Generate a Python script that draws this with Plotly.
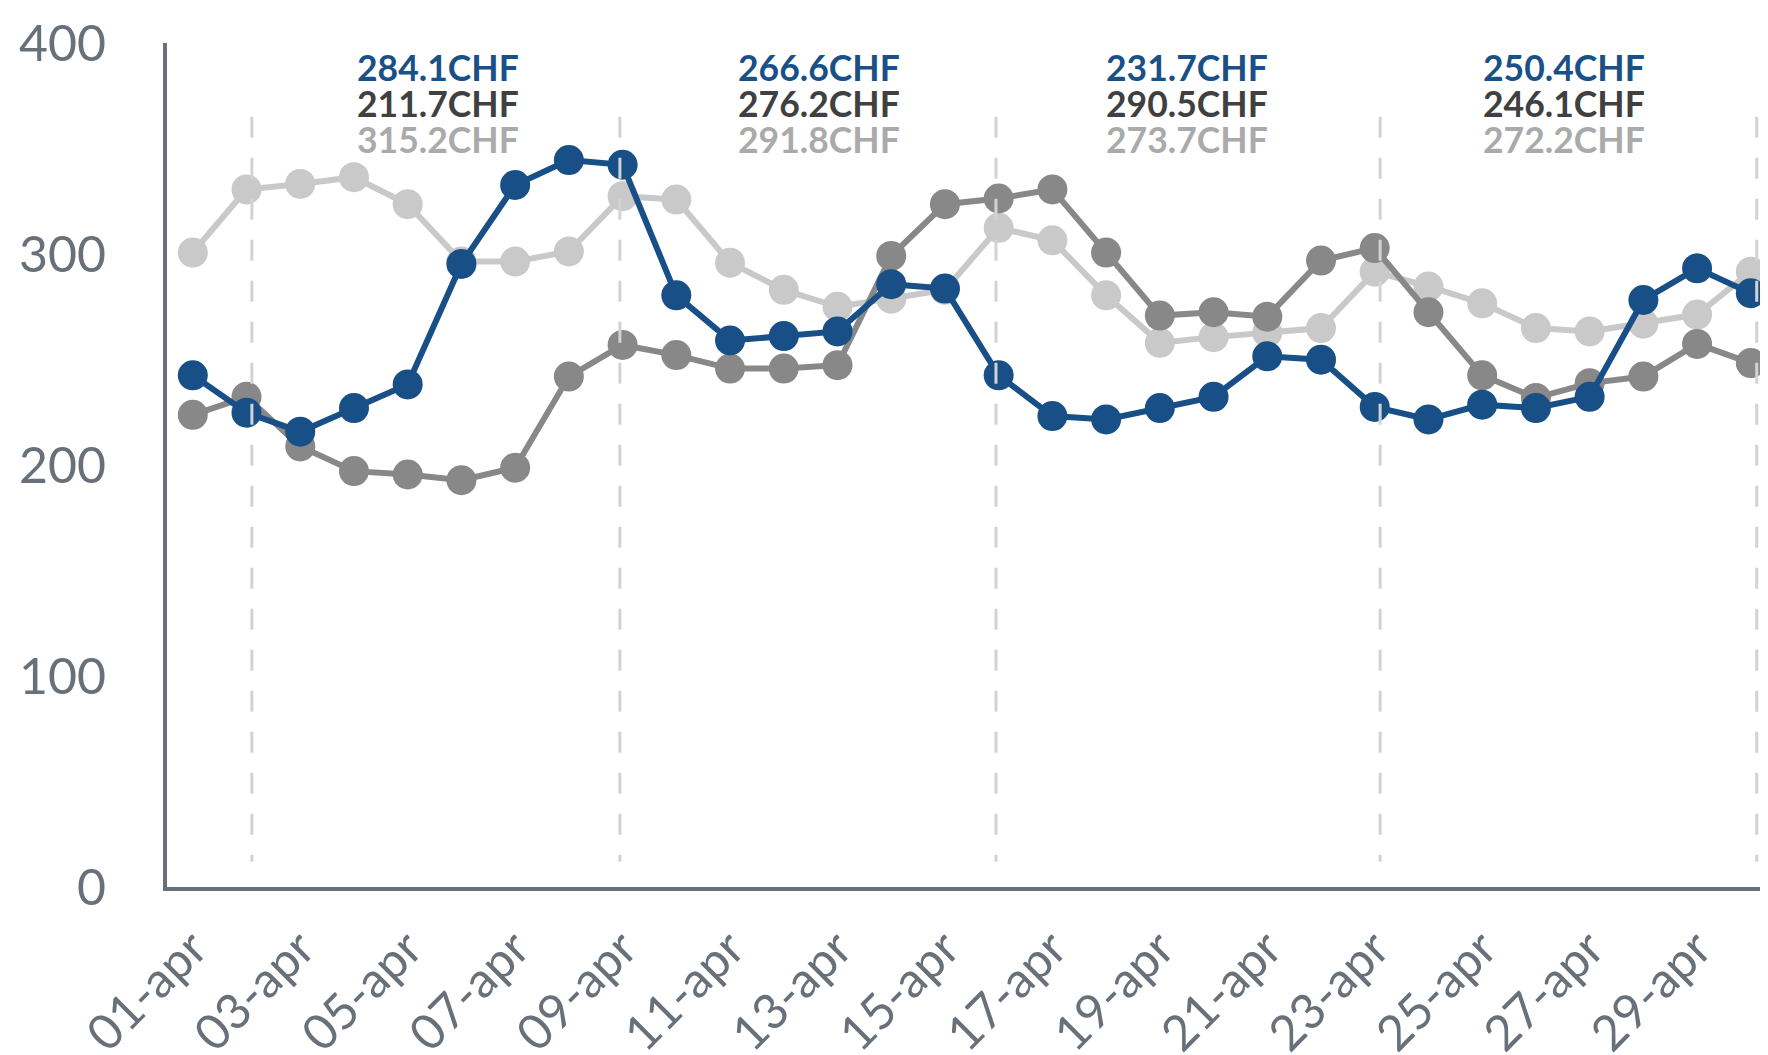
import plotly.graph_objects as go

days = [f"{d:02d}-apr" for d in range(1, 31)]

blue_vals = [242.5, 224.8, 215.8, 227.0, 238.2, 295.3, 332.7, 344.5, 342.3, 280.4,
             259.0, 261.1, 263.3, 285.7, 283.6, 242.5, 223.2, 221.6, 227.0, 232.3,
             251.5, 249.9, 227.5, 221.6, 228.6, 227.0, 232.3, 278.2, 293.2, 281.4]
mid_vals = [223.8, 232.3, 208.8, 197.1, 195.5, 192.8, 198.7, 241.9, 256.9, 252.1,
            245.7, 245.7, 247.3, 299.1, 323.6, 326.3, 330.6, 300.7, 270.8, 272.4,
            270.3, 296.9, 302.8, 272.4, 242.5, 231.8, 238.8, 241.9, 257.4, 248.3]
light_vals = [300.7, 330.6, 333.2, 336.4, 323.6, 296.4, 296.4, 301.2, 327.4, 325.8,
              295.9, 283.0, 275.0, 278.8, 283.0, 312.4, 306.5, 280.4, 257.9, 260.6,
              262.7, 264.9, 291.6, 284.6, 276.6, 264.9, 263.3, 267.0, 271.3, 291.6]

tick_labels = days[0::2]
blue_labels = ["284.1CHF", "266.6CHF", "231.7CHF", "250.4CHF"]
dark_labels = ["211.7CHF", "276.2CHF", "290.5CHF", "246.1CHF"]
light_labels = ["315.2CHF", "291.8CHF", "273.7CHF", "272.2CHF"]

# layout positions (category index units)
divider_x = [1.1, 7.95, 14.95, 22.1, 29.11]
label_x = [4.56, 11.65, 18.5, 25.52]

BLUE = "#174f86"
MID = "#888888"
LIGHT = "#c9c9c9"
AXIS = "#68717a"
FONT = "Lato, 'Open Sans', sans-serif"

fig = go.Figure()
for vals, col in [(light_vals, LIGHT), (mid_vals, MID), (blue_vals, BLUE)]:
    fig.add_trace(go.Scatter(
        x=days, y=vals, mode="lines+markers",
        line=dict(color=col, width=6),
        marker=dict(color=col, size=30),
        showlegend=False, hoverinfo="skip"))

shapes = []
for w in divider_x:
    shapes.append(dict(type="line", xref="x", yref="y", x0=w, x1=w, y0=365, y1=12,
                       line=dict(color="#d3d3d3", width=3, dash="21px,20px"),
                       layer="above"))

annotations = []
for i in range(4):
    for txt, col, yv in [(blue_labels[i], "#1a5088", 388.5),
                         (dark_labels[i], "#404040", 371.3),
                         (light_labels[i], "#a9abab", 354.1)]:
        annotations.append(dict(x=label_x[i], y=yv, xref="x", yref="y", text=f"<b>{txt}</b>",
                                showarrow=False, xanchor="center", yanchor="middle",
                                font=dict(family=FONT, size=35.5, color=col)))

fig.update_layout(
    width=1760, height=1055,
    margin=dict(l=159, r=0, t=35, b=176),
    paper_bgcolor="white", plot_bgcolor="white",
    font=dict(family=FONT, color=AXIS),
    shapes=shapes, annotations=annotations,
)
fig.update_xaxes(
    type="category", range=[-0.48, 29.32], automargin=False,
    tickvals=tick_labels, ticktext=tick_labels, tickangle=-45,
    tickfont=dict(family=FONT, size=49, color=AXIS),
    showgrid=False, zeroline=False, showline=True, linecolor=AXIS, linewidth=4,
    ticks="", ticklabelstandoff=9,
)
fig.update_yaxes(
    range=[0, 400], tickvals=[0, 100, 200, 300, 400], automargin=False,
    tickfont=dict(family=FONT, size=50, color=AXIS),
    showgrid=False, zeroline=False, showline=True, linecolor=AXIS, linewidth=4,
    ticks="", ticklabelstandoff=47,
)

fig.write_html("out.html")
================
**Short exercise**
Leave out any pictures, please, and quote only the lines from the top of the data through the line that contains "in range(1, 31)]".

**Reply**
Generate a Python script that draws this with Plotly.
import plotly.graph_objects as go

days = [f"{d:02d}-apr" for d in range(1, 31)]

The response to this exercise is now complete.